____ Provided data
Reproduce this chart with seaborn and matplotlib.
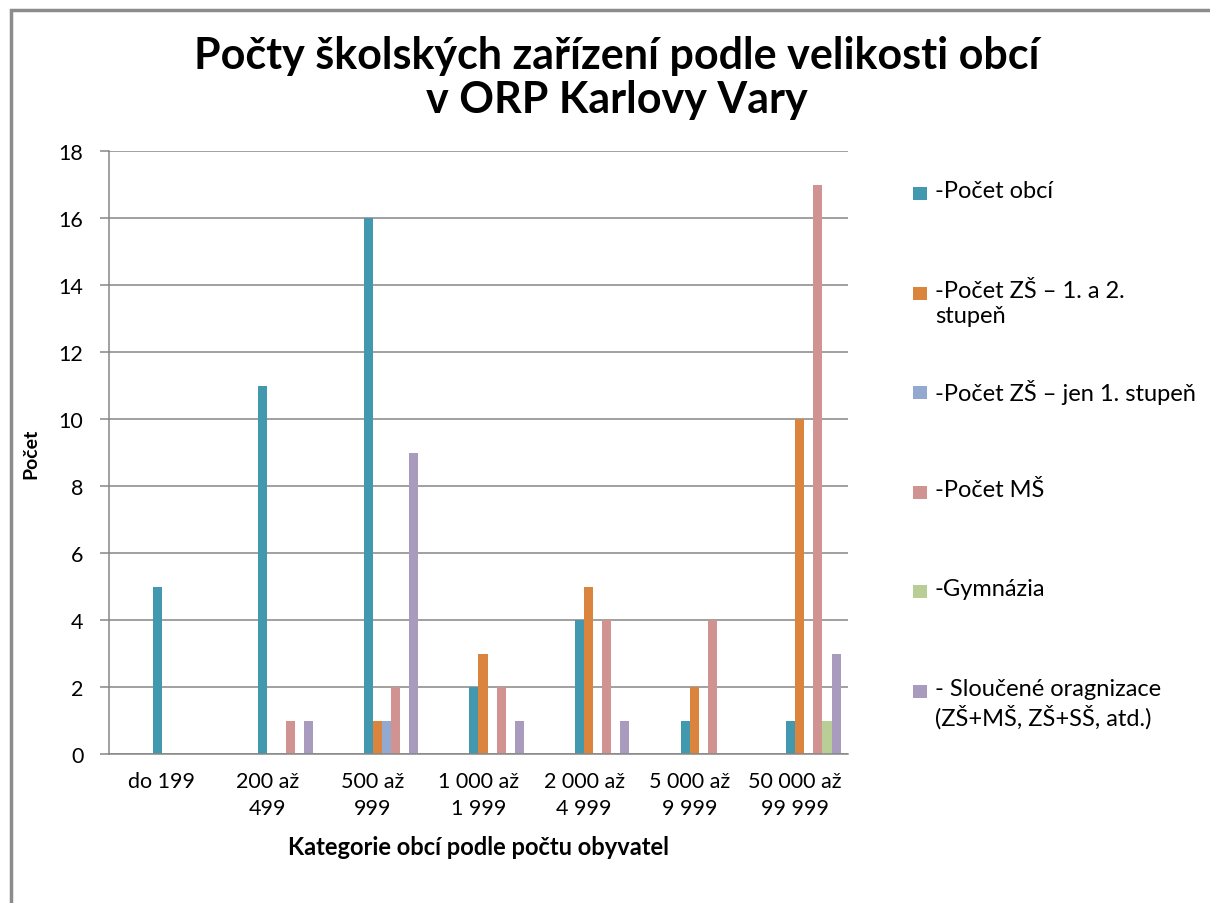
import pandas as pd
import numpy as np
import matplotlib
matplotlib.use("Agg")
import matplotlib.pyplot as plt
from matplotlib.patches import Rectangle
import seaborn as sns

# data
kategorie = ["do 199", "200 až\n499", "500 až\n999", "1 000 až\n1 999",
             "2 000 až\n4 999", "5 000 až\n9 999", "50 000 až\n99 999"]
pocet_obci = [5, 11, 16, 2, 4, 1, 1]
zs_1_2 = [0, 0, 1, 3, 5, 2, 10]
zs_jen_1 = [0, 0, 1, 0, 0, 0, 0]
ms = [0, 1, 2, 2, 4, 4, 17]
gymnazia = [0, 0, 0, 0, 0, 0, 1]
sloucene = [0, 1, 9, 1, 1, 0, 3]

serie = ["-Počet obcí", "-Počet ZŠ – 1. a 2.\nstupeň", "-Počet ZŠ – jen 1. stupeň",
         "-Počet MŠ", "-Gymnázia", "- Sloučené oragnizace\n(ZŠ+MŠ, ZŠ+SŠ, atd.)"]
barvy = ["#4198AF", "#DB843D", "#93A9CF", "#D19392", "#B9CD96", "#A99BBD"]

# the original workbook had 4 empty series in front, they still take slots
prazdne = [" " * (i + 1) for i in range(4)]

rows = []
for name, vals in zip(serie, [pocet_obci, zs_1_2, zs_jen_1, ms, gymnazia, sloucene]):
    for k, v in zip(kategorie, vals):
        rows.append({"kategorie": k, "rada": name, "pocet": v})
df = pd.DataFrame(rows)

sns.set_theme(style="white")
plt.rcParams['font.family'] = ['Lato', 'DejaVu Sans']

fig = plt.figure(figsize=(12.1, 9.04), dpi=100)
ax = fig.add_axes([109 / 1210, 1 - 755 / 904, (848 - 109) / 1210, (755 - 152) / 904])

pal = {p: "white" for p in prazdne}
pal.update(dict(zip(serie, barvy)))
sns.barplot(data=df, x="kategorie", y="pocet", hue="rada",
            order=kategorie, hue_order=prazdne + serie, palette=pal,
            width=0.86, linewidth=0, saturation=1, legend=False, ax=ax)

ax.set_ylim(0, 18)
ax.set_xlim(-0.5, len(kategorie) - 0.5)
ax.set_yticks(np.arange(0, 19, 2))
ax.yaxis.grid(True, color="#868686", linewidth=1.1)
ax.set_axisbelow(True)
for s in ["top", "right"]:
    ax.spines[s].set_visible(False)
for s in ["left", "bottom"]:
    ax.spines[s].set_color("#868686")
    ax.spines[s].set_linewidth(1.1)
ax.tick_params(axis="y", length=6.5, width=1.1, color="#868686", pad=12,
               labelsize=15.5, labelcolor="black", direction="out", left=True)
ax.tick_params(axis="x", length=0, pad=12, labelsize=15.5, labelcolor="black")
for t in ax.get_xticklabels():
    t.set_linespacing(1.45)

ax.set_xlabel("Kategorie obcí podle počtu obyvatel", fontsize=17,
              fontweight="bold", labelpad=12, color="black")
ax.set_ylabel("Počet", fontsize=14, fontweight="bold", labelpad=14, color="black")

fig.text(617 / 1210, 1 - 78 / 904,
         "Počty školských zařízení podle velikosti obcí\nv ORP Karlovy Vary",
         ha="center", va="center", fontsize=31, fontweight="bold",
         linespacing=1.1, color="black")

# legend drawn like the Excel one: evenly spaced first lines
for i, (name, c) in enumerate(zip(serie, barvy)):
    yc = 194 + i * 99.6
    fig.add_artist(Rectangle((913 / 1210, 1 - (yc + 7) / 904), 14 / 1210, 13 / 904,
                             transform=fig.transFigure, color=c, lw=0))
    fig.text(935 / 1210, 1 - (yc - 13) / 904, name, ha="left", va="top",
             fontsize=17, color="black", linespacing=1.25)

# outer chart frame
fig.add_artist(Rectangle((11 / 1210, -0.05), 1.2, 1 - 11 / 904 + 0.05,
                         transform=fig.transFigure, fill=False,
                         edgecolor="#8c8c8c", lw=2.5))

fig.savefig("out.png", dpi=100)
________
§ Problem statement
Repeat, word for word and with no pictures, only the lines running from the beginning of the data to the line that contains "import seaborn as sns".

§ Result of the task
Reproduce this chart with seaborn and matplotlib.
import pandas as pd
import numpy as np
import matplotlib
matplotlib.use("Agg")
import matplotlib.pyplot as plt
from matplotlib.patches import Rectangle
import seaborn as sns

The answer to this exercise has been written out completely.